#### Exercise
Copy, exactly as written, the lines that begin at the one containing "Recreate this image" and end at the one containing "import pandas as pd". Skip any pictures in the data below.

#### Raw records
:::::

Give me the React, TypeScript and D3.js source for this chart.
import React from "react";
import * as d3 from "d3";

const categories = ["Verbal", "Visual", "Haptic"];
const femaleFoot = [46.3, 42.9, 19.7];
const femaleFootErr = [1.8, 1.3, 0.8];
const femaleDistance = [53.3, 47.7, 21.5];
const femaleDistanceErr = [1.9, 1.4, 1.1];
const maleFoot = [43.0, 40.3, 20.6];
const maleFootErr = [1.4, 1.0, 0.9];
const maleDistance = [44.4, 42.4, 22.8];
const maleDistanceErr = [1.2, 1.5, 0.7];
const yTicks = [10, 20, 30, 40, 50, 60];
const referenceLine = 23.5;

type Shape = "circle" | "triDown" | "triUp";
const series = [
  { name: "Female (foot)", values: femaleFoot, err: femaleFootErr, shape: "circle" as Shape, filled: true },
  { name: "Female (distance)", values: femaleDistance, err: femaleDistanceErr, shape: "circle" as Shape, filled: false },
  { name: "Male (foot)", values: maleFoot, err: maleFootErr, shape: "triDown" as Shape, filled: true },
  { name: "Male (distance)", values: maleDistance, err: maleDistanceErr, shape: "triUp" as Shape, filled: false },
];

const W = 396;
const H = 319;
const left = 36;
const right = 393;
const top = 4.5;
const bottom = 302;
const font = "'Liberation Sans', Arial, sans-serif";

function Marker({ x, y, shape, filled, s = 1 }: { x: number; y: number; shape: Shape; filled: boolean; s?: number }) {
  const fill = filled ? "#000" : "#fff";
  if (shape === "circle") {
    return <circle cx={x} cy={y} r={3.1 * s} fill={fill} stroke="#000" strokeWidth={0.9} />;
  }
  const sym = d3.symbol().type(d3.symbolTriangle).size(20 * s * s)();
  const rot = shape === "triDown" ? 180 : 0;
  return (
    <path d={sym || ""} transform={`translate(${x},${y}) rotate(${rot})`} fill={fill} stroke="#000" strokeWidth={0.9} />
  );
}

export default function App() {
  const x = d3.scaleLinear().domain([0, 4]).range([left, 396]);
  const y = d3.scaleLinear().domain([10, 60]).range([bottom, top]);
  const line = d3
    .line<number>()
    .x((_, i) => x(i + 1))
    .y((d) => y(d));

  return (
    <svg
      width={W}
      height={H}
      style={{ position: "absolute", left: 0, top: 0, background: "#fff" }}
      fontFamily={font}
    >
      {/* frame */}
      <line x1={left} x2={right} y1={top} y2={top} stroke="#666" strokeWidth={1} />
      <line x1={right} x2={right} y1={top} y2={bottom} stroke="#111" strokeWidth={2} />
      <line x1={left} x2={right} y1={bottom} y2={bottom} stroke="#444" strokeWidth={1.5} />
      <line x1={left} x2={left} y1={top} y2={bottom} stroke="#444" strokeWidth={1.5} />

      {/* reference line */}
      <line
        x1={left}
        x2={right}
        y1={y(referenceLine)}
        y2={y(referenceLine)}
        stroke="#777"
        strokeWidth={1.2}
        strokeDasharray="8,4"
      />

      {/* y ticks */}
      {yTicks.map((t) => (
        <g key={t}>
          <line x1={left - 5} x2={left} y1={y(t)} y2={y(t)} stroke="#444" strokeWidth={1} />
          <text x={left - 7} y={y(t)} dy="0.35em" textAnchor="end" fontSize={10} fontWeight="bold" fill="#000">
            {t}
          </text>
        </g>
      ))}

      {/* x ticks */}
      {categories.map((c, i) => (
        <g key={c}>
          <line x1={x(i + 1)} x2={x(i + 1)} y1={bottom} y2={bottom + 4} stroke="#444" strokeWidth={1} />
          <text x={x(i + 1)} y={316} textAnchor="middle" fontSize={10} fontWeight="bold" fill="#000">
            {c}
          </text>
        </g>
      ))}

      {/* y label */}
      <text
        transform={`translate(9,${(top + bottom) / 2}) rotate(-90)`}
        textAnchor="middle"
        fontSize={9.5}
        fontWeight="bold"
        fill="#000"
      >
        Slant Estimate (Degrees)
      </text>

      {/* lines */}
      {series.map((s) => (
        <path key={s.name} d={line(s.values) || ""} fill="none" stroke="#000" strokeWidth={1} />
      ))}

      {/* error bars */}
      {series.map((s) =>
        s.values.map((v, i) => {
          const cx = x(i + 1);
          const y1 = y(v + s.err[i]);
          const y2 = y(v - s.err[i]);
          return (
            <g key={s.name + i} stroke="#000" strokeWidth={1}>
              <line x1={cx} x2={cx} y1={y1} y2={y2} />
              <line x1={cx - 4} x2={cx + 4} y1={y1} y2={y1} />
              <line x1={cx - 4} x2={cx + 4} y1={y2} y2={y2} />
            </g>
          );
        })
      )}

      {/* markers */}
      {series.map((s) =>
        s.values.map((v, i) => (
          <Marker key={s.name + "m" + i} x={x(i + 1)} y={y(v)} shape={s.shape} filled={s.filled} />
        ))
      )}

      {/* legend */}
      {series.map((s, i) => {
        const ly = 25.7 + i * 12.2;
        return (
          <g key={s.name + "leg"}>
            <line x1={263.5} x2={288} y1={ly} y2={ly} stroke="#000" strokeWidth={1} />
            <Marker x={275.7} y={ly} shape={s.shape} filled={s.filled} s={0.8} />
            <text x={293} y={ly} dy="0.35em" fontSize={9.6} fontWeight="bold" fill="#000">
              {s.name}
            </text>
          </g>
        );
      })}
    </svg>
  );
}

:::::

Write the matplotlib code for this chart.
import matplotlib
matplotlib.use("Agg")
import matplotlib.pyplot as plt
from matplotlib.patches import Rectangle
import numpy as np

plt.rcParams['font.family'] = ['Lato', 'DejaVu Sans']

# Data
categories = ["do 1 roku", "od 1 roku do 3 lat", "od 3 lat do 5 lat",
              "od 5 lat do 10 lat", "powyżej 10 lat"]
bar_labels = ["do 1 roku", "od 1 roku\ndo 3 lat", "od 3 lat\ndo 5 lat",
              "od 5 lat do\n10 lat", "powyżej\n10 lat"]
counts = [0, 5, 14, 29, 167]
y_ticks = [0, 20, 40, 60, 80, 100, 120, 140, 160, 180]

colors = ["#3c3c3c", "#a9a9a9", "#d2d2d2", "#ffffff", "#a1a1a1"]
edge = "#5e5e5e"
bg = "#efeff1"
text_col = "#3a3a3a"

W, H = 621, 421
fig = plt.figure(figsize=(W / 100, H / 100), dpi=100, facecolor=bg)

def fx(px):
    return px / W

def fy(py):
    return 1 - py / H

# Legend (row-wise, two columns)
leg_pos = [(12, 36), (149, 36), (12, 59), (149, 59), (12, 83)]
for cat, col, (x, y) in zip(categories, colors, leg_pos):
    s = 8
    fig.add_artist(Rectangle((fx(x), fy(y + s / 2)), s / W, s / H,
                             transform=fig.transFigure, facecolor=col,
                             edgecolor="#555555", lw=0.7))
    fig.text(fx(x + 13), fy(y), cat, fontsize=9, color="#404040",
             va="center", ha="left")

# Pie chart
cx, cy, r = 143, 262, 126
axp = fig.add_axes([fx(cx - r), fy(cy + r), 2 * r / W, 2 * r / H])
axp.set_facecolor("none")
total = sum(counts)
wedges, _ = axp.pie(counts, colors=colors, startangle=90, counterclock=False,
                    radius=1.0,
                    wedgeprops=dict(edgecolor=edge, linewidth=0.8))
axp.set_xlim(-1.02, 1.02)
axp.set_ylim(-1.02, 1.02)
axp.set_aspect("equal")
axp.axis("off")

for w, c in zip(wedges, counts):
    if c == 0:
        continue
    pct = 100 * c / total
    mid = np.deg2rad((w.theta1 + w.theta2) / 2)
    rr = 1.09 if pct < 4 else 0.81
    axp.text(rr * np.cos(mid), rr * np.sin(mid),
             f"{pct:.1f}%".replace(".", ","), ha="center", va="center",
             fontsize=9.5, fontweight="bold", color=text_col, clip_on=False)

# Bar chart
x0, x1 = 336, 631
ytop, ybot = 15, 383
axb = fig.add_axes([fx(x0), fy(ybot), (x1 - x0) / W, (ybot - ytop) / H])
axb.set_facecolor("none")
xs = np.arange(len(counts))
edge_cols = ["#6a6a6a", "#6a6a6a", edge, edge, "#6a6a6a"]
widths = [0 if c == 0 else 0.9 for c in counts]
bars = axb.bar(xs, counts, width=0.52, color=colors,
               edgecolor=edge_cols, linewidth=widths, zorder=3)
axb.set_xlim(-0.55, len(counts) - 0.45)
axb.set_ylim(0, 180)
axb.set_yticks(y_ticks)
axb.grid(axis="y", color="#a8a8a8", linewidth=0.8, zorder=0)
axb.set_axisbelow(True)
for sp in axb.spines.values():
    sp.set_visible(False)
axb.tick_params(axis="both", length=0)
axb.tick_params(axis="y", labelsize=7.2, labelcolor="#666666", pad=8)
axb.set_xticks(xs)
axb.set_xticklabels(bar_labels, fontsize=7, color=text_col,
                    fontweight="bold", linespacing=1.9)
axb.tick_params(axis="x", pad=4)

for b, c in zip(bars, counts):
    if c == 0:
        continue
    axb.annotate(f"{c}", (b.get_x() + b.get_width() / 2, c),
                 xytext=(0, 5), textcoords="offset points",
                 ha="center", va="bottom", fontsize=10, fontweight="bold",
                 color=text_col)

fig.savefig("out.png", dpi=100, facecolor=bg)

:::::

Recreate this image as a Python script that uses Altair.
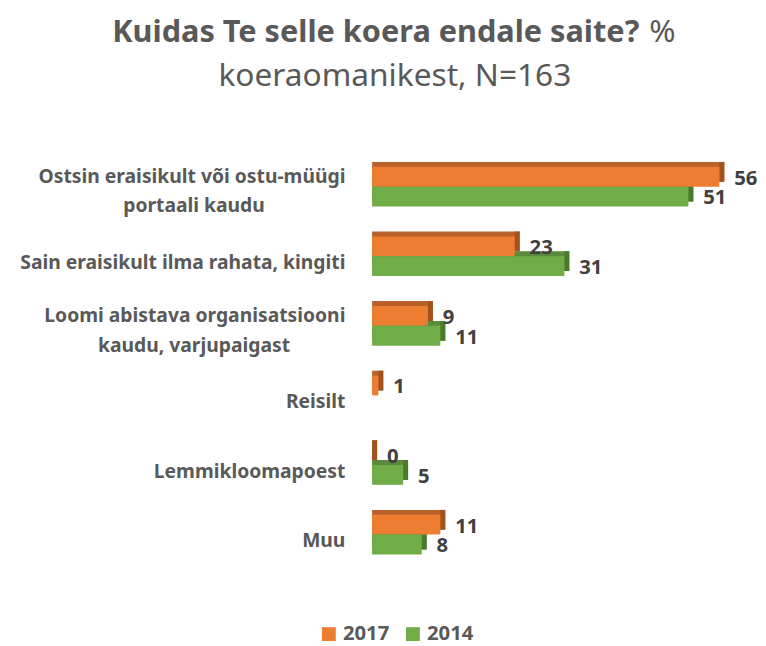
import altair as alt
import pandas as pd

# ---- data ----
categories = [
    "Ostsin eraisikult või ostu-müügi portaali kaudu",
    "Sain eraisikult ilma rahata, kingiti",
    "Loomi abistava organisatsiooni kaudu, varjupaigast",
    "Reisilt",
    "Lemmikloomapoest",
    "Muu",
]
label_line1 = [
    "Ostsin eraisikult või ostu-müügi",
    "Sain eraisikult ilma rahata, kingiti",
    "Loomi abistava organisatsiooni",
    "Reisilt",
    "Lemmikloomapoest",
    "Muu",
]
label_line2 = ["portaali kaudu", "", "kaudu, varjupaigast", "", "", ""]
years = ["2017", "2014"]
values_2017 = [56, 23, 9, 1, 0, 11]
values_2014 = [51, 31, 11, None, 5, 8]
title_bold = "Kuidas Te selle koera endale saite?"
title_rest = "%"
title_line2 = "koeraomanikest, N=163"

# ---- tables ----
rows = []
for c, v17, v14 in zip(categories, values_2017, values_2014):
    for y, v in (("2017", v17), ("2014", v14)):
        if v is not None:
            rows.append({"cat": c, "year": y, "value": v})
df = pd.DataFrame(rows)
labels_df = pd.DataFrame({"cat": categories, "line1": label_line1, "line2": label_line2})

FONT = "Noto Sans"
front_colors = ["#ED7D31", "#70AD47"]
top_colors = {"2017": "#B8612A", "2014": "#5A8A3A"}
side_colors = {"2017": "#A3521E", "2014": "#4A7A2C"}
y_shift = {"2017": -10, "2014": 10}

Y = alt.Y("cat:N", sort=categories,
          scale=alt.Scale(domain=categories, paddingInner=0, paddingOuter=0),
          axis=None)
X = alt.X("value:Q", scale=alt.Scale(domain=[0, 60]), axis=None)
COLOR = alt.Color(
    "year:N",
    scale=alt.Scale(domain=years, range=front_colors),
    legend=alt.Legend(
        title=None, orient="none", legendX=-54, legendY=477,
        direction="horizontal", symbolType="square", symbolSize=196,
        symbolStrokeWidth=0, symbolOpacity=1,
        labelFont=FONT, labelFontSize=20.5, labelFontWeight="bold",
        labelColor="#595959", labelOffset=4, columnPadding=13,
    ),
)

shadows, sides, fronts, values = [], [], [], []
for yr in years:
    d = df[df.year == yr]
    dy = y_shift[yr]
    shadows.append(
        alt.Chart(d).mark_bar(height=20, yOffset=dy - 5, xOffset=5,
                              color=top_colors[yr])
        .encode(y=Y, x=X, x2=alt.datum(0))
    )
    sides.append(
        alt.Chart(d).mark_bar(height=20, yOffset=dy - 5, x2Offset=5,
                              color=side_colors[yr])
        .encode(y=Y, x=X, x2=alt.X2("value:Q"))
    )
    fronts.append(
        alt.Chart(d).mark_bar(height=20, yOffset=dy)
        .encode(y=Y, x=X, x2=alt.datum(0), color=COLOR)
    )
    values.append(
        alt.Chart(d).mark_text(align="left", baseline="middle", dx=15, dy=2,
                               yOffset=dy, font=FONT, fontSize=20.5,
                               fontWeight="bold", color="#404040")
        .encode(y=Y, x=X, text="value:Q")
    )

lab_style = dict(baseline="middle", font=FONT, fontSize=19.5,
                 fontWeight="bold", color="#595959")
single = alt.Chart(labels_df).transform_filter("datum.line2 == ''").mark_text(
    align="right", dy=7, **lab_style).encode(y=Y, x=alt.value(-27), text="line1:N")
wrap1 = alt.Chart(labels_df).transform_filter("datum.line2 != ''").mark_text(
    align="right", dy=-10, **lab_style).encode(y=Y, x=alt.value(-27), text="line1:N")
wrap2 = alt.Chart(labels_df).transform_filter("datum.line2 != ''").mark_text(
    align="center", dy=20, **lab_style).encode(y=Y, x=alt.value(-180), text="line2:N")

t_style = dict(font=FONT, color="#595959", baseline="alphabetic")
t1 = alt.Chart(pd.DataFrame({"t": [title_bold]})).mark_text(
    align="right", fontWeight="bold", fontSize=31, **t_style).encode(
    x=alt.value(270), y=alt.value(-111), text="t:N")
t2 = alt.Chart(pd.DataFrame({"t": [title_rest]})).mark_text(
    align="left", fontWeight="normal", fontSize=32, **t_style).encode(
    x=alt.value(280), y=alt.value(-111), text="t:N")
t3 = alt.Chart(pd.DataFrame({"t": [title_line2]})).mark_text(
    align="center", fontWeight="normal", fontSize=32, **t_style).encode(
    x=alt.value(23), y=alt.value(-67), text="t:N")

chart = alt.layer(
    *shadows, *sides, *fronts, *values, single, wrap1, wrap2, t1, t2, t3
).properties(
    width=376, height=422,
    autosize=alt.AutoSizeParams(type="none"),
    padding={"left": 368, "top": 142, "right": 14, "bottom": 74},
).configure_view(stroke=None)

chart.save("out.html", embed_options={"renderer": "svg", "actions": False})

:::::

#### Exercise response
Recreate this image as a Python script that uses Altair.
import altair as alt
import pandas as pd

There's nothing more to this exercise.